Un parcours littéraire au Nicaragua par Sergio Bustamante

Je m’appelle Sergio Bustamante Cortez, j’ai 28 ans et je vis au Nicaragua, un pays d’Amérique centrale au milieu de l’isthme. Je me consacre à l’édition indépendante de mes livres, de la littérature jeunesse principalement. Il a fallu presque quatre ans de lutte à contre-courant pour rendre ce projet possible.

Au Nicaragua, l’industrie de l’édition est peu développée. Ici, il n’y a pas de grandes maisons d’édition qui permettent la vente et la distribution de votre livre à l’échelle mondiale. 

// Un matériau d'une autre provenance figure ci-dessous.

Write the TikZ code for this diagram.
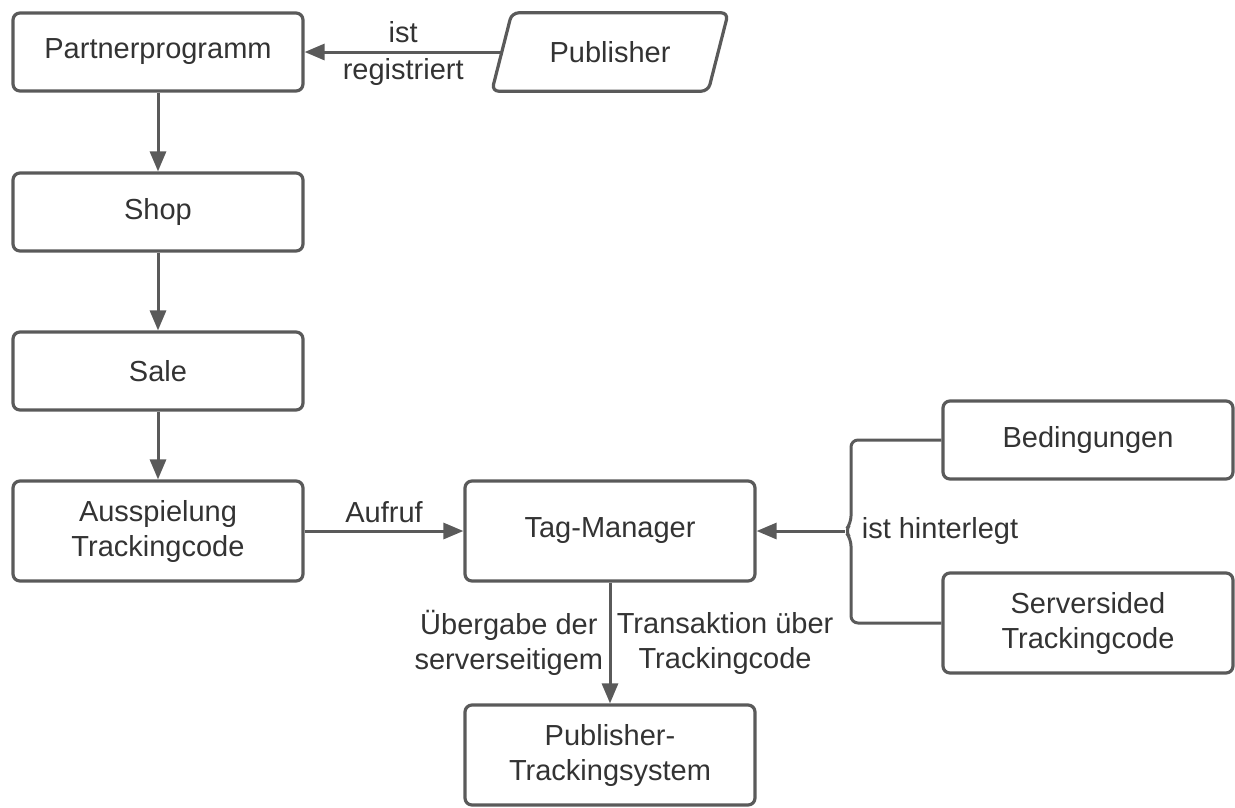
\documentclass[tikz,border=0pt]{standalone}
\usepackage{fontspec}
\setmainfont{Liberation Sans}
\usetikzlibrary{arrows.meta}
\definecolor{linegray}{HTML}{5A5A5A}
\definecolor{textgray}{HTML}{333333}

\begin{document}
\begin{tikzpicture}[x=1pt, y=-1pt,
                    box/.style={rectangle, draw=linegray, line width=3.2pt, rounded corners=7pt,
                                minimum width=290pt, minimum height=78pt, align=center, text=textgray},
                    tallbox/.style={box, minimum height=100pt},
                    flow/.style={draw=linegray, line width=3pt, -{Triangle[length=20pt, width=16pt]}},
                    connector/.style={draw=linegray, line width=3pt},
                    lbl/.style={text=textgray, align=center},
                    font=\fontsize{29pt}{35pt}\selectfont]
  \useasboundingbox (0,0) rectangle (1235,807);

  % Boxes.
  \node at (158, 52) [box, name=Partnerprogramm] {Partnerprogramm};
  \node at (158, 212) [box, name=Shop] {Shop};
  \node at (158, 371) [box, name=Sale] {Sale};
  \node at (158, 531) [tallbox, name=Ausspielung] {Ausspielung\\Trackingcode};
  \node at (610, 531) [tallbox, name=TagManager] {Tag-Manager};
  \node at (610, 755) [tallbox, name=TrackingSystem] {Publisher-\\Trackingsystem};
  \node at (1088, 440) [box, name=Bedingungen] {Bedingungen};
  \node at (1088, 623) [tallbox, name=Serversided] {Serversided\\Trackingcode};

  % Publisher as parallelogram.
  \node at (610, 52) [lbl, minimum width=216pt, minimum height=78pt, name=Publisher] {Publisher};
  \draw [connector, line width=3.2pt, rounded corners=7pt]
        ([xshift=10pt]Publisher.north west) -- ([xshift=10pt]Publisher.north east)
        -- ([xshift=-10pt]Publisher.south east) -- ([xshift=-10pt]Publisher.south west) -- cycle;

  % Point of the brace in front of the Tag-Manager.
  \coordinate (hub) at (845, 531);

  % Main flow.
  \draw [flow] (Publisher.west)
               to node [lbl, above=4pt] {ist}
                  node [lbl, below=2pt] {registriert}
               (Partnerprogramm);
  \draw [flow] (Partnerprogramm) to (Shop);
  \draw [flow] (Shop) to (Sale);
  \draw [flow] (Sale) to (Ausspielung);
  \draw [flow] (Ausspielung)
               to node [lbl, above=3pt] {Aufruf}
               (TagManager);
  \draw [flow] (TagManager)
               to node [lbl, left=2pt, pos=0.5] {Übergabe der\\serverseitigem}
                  node [lbl, right=2pt, pos=0.5] {Transaktion über\\Trackingcode}
               (TrackingSystem);

  % Brace joining the stored items.
  \draw [connector, rounded corners=7pt] (Bedingungen.west) -| (851, 523) -- (hub)
        -- (851, 539) |- (Serversided.west);
  \draw [flow] (hub)
               to node [lbl, pos=0, anchor=west, xshift=12pt] {ist hinterlegt}
               (TagManager);
\end{tikzpicture}
\end{document}
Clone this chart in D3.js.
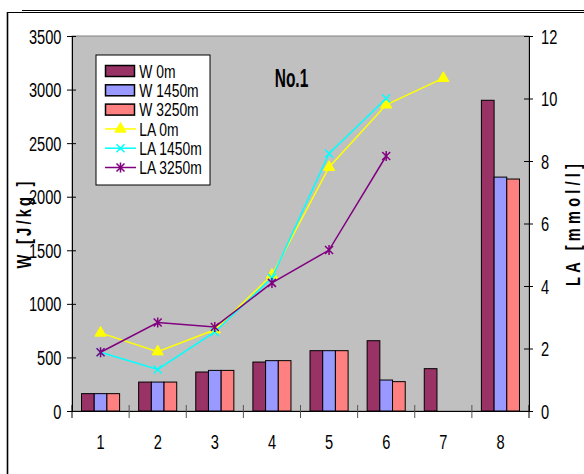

Pas à pas, j’ai réussi à rassembler tout le nécessaire, entre procédures et tâches, pour réaliser ma première publication. Si on parle d’argent, je dois dire que la folie a été d’investir toutes mes économies et même de faire un prêt à la banque pour donner vie à Cuentos Loquillos, mon premier livre d’histoires pour jeunes et adultes.

Le sentiment d’avoir un premier livre entre les mains était unique, j’étais vraiment motivé. J’ai commencé avec un bon rythme de vente et petit à petit le premier tirage de 600 exemplaires s’est écoulé.

Les choses se sont compliquées au Nicaragua avec la crise sociale d’avril 2018. La population était sous le choc, la situation était très difficile au niveau sociopolitique et personne ne songeait à acheter des livres ou à soutenir des entreprises culturelles. Là, j’ai dû faire une pause.

En 2019, une nouvelle étape a commencé. J’ai réussi à vendre plusieurs nouveaux exemplaires, mais ce n’était pas suffisant pour financer un autre livre. Cependant, cela n’a pas empêché la naissance d’une nouvelle idée : mon premier livre pour enfants. J’avais toujours aimé l’idée de partager quelque chose avec les enfants de mon pays, d’autant plus qu’ici la littérature jeunesse n’est pas développée.

Sans aucune garantie de ce qui allait se passer avec ce nouveau projet, j’ai fait des prêts et j’ai réussi à publier Baky, le tapir élégant, mon premier livre avec des illustrations, une version bilingue (espagnol/anglais) et avec des activités proposées. Il a été très bien reçu et grâce à ce projet j’ai découvert une autre vocation cachée : raconter des histoires. Grâce à ce livre, j’ai commencé à me consacrer au métier de conteur.

L’année suivante, la pandémie est arrivée et cela allait être un autre grand obstacle. Je me suis lancé dans un nouveau projet pour enfants, avec un message social : Tito et Rayo, héros de la rue, l’histoire d’un chien errant et d’un cheval de trait qui nettoient la ville de Managua. Le livre a commencé à être largement diffusé et m’a donné de nouvelles opportunités pour atteindre des lecteurs et des partenaires.

En 2021, je suis très reconnaissant à toutes les personnes qui ont soutenu ma carrière ; à commencer par mes amis lecteurs, aux organisations et aux entreprises qui se sont jointes à moi afin de diffuser une littérature ciblée. Tout au long de cette année, je me suis entièrement consacré à la création de nouvelles œuvres et à leur promotion.

Je suis heureux des résultats obtenus par un pays du tiers monde avec tant de besoins. J’ai apporté mes livres dans des communautés éloignées où les enfants n’ont pas accès à une littérature de qualité. C’est le travail de mes rêves et j’ai l’opportunité de le faire ici dans mon pays, où il est si nécessaire de le faire.

Je ne doute pas que ma littérature puisse atteindre la France et toute l’Europe, mais j’aime aller pas à pas. J’apprécie les possibilités qui se présentent et la seule chose dont je suis sûr est que nous devons donner le meilleur de nous-mêmes, et ce dans les moindres détails. Pour le reste, la vie s’en charge.